### Records with drawing code
◆ ◆ ◆ ◆
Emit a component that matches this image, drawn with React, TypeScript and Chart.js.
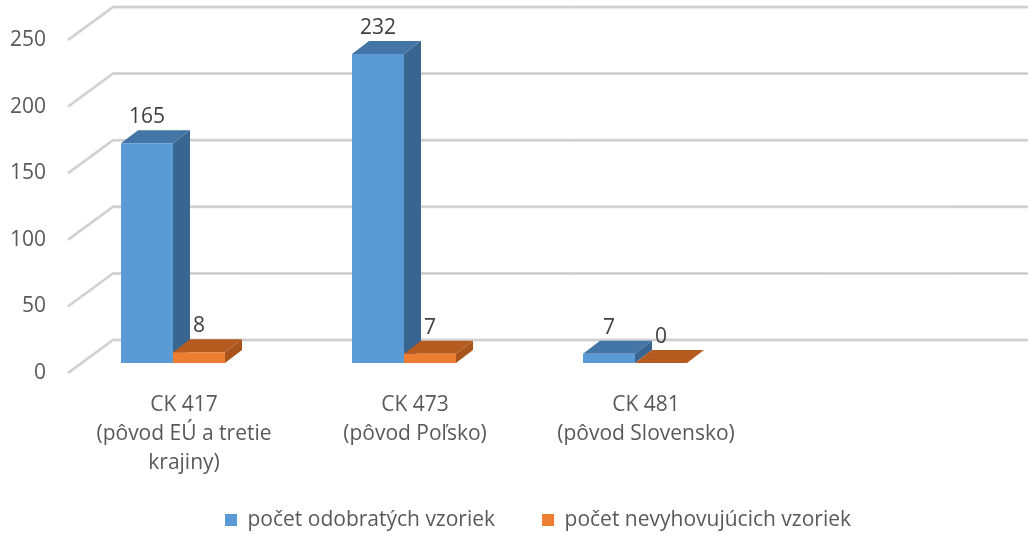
import React, { useEffect, useRef } from 'react';
import { Chart, registerables } from 'chart.js';

Chart.register(...registerables);

const categories = [
  ['CK 417', '(pôvod EÚ a tretie', 'krajiny)'],
  ['CK 473', '(pôvod Poľsko)'],
  ['CK 481', '(pôvod Slovensko)'],
];
const seriesNames = ['počet odobratých vzoriek', 'počet nevyhovujúcich vzoriek'];
const sampledCounts = [165, 232, 7];
const nonCompliantCounts = [8, 7, 0];
const yTicks = [0, 50, 100, 150, 200, 250];

const frontColors = ['#5B9BD5', '#ED7D31'];
const topColors = ['#4375A6', '#B65B20'];
const sideColors = ['#386690', '#A9541D'];

const FONT = '"Open Sans"';
const FONT_SIZE = 21;
const TEXT = '#595959';
const DX = 17;
const DY = -13;
const LEGEND_PAD = 47;

const threeDPlugin = {
  id: 'threeD',
  afterLayout(chart: any) {
    const lg = chart.legend;
    if (lg) {
      lg.left += 24;
      lg.right += 24;
      lg.top -= 15.5;
      lg.bottom -= 15.5;
    }
  },
  beforeDatasetsDraw(chart: any) {
    const { ctx, chartArea, scales } = chart;
    const ys = scales.y;
    ctx.save();
    for (const v of yTicks) {
      const py = ys.getPixelForValue(v);
      const fx = chartArea.left + 10.5;
      const fy = py + 10;
      const bx = chartArea.left + 55.5;
      const by = py - 23;
      ctx.beginPath();
      ctx.moveTo(fx, fy);
      ctx.lineTo(bx, by);
      ctx.lineTo(chart.width, by);
      ctx.lineWidth = 3;
      ctx.strokeStyle = '#DCDCDC';
      ctx.stroke();
      ctx.lineWidth = 1;
      ctx.strokeStyle = '#C6C6C6';
      ctx.stroke();
    }
    const n = chart.data.labels.length;
    for (let i = 0; i < n; i++) {
      for (let d = 0; d < chart.data.datasets.length; d++) {
        const el = chart.getDatasetMeta(d).data[i];
        if (!el) continue;
        const { x, y, base, width } = el.getProps(['x', 'y', 'base', 'width'], true);
        const l = x - width / 2;
        const r = x + width / 2;
        ctx.beginPath();
        ctx.moveTo(l, y);
        ctx.lineTo(l + DX, y + DY);
        ctx.lineTo(r + DX, y + DY);
        ctx.lineTo(r, y);
        ctx.closePath();
        ctx.fillStyle = topColors[d];
        ctx.fill();
        ctx.beginPath();
        ctx.moveTo(r, y);
        ctx.lineTo(r + DX, y + DY);
        ctx.lineTo(r + DX, base + DY);
        ctx.lineTo(r, base);
        ctx.closePath();
        ctx.fillStyle = sideColors[d];
        ctx.fill();
      }
    }
    ctx.restore();
  },
  afterDatasetsDraw(chart: any) {
    const { ctx } = chart;
    ctx.save();
    ctx.font = `${FONT_SIZE}px ${FONT}`;
    ctx.fillStyle = '#404040';
    ctx.textAlign = 'center';
    ctx.textBaseline = 'alphabetic';
    chart.data.datasets.forEach((ds: any, d: number) => {
      chart.getDatasetMeta(d).data.forEach((el: any, i: number) => {
        const { x, y } = el.getProps(['x', 'y'], true);
        ctx.fillText(String(ds.data[i]), x, y + DY - 7);
      });
    });
    ctx.restore();
  },
};

export default function App() {
  const ref = useRef<HTMLCanvasElement>(null);
  useEffect(() => {
    if (!ref.current) return;
    const chart = new Chart(ref.current, {
      type: 'bar',
      data: {
        labels: categories,
        datasets: [
          { label: seriesNames[0], data: sampledCounts, backgroundColor: frontColors[0], borderWidth: 0 },
          { label: seriesNames[1], data: nonCompliantCounts, backgroundColor: frontColors[1], borderWidth: 0 },
        ],
      },
      options: {
        responsive: false,
        animation: false,
        layout: { padding: { top: 30, left: 0, right: 0, bottom: -20 } },
        datasets: { bar: { categoryPercentage: 0.45, barPercentage: 1 } },
        scales: {
          x: {
            grid: { display: false },
            border: { display: false },
            ticks: {
              padding: 20,
              labelOffset: 11,
              autoSkip: false,
              maxRotation: 0,
              color: TEXT,
              font: { family: FONT, size: FONT_SIZE, lineHeight: 29 / FONT_SIZE },
            },
            afterFit: (s: any) => { s.height = 115; },
          },
          y: {
            min: 0,
            max: 250,
            grid: { display: false },
            border: { display: false },
            ticks: {
              stepSize: 50,
              padding: 3.5,
              labelOffset: 10,
              color: TEXT,
              font: { family: FONT, size: FONT_SIZE },
            },
            afterFit: (s: any) => { s.width = 57.5; },
          },
          yR: {
            type: 'linear',
            position: 'right',
            display: true,
            grid: { display: false },
            border: { display: false },
            ticks: { display: false },
            afterFit: (s: any) => { s.width = 277.5; },
          },
        },
        plugins: {
          legend: {
            position: 'bottom',
            labels: {
              boxWidth: 12,
              boxHeight: 12,
              padding: LEGEND_PAD,
              color: TEXT,
              font: { family: FONT, size: FONT_SIZE },
            },
          },
          tooltip: { enabled: false },
        },
      },
      plugins: [threeDPlugin],
    } as any);
    return () => chart.destroy();
  }, []);
  return (
    <div style={{ position: 'fixed', left: 0, top: 0, width: 1028, height: 536, background: '#fff' }}>
      <canvas ref={ref} width={1028} height={536} style={{ display: 'block' }} />
    </div>
  );
}
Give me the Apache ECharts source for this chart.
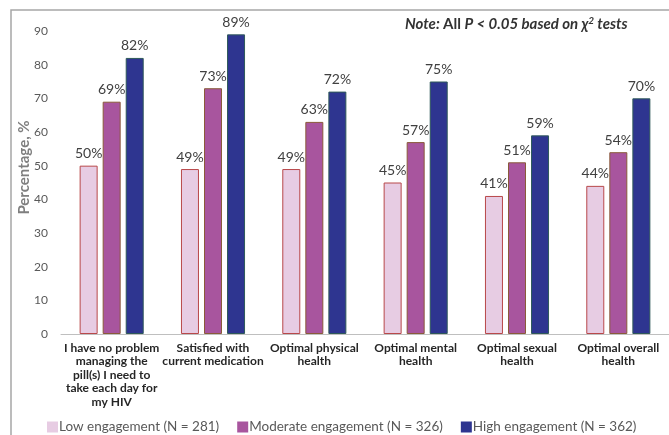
<!DOCTYPE html>
<html><head><meta charset="utf-8">
<script src="https://cdn.jsdelivr.net/npm/echarts@6/dist/echarts.min.js"></script>
<style>html,body{margin:0;padding:0;background:#fff}#c{width:669px;height:435px}</style>
</head><body><div id="c"></div>
<script>
const categories = [
  "I have no problem\nmanaging the\npill(s) I need to\ntake each day for\nmy HIV",
  "Satisfied with\ncurrent medication",
  "Optimal physical\nhealth",
  "Optimal mental\nhealth",
  "Optimal sexual\nhealth",
  "Optimal overall\nhealth"
];
const seriesNames = ["Low engagement (N = 281)", "Moderate engagement (N = 326)", "High engagement (N = 362)"];
const lowValues = [50, 49, 49, 45, 41, 44];
const moderateValues = [69, 73, 63, 57, 51, 54];
const highValues = [82, 89, 72, 75, 59, 70];
const yTicks = [0, 10, 20, 30, 40, 50, 60, 70, 80, 90];

const fills = ["#E7CCE3", "#A8559E", "#2E3590"];
const borders = ["#B8484A", "#8A5A3A", "#2F5A5A"];
const FONT = "Lato, 'DejaVu Sans', sans-serif";

const chart = echarts.init(document.getElementById('c'), null, {renderer: 'canvas'});
function mk(i, data) {
  return {
    name: seriesNames[i], type: 'bar', data: data,
    barWidth: 18, barGap: '28%',
    itemStyle: {color: fills[i], borderColor: borders[i], borderWidth: 1},
    label: {show: true, position: 'top', distance: 5, formatter: '{c}%',
            color: '#404040', fontSize: 14, fontFamily: FONT}
  };
}
const noteStyle = {fontSize: 15, fontWeight: 'bold', fontStyle: 'italic', fill: '#333', fontFamily: FONT};
chart.setOption({
  animation: false,
  textStyle: {fontFamily: FONT},
  graphic: [{
    type: 'polyline', shape: {points: [[11, 440], [11, 10], [680, 10]]},
    style: {stroke: '#a6a6a6', lineWidth: 1.5, fill: null}
  }, {
    type: 'text', left: 405, top: 16,
    style: {
      text: '{a|Note: }{n|All }{a|P < 0.05 based on }{a|χ}{s|2}{a| tests}',
      rich: {
        a: noteStyle,
        n: Object.assign({}, noteStyle, {fontStyle: 'normal'}),
        s: {fontSize: 10, fontWeight: 'bold', fontStyle: 'italic', fill: '#333', fontFamily: FONT, verticalAlign: 'top', padding: [0, 0, 7, 0]}
      }
    }
  }],
  legend: {
    top: 415, left: 42, itemWidth: 11, itemHeight: 11, itemGap: 18,
    icon: 'rect',
    itemStyle: {borderWidth: 0},
    textStyle: {fontSize: 13.5, color: '#595959', fontFamily: FONT, padding: [0, 0, 0, -4]},
    data: seriesNames
  },
  grid: {left: 61, right: -2, top: 31, bottom: 101},
  xAxis: {
    type: 'category', data: categories,
    axisLine: {lineStyle: {color: '#bfbfbf', width: 1}},
    axisTick: {show: false},
    axisLabel: {color: '#262626', fontSize: 12, fontWeight: 'bold', lineHeight: 13.5, margin: 7, interval: 0, fontFamily: FONT}
  },
  yAxis: {
    type: 'value', min: yTicks[0], max: yTicks[yTicks.length - 1], interval: 10,
    name: 'Percentage, %', nameLocation: 'middle', nameGap: 29, nameMoveOverlap: false,
    nameTextStyle: {fontSize: 15, fontWeight: 'bold', color: '#7f7f7f', fontFamily: FONT, padding: [0, 0, 0, 30]},
    axisLine: {show: false}, axisTick: {show: false},
    splitLine: {show: false},
    axisLabel: {color: '#595959', fontSize: 12, margin: 13, fontFamily: FONT}
  },
  series: [mk(0, lowValues), mk(1, moderateValues), mk(2, highValues)]
});
</script></body></html>
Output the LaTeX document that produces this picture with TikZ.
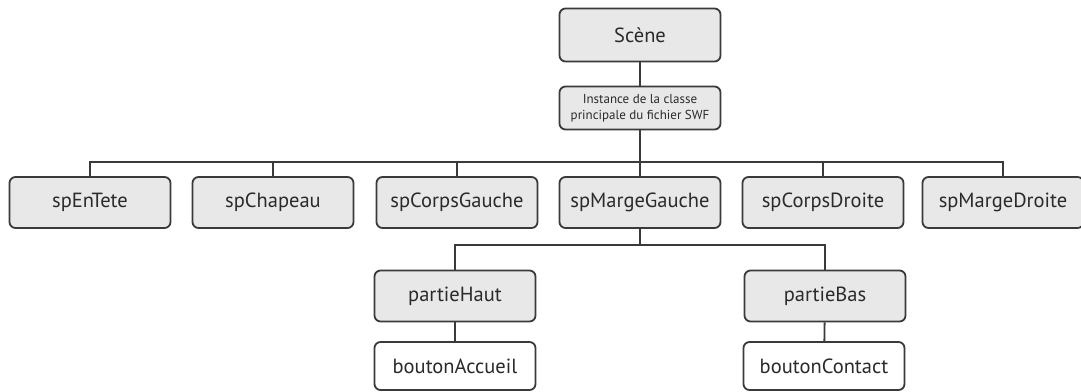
◆ ◆ ◆ ◆
### WHAT IS EXPECTED
Read the data above and pull out each line that holds the string "React".

### TASK OUTPUT
Emit a component that matches this image, drawn with React, TypeScript and Chart.js.
import React, { useEffect, useRef } from 'react';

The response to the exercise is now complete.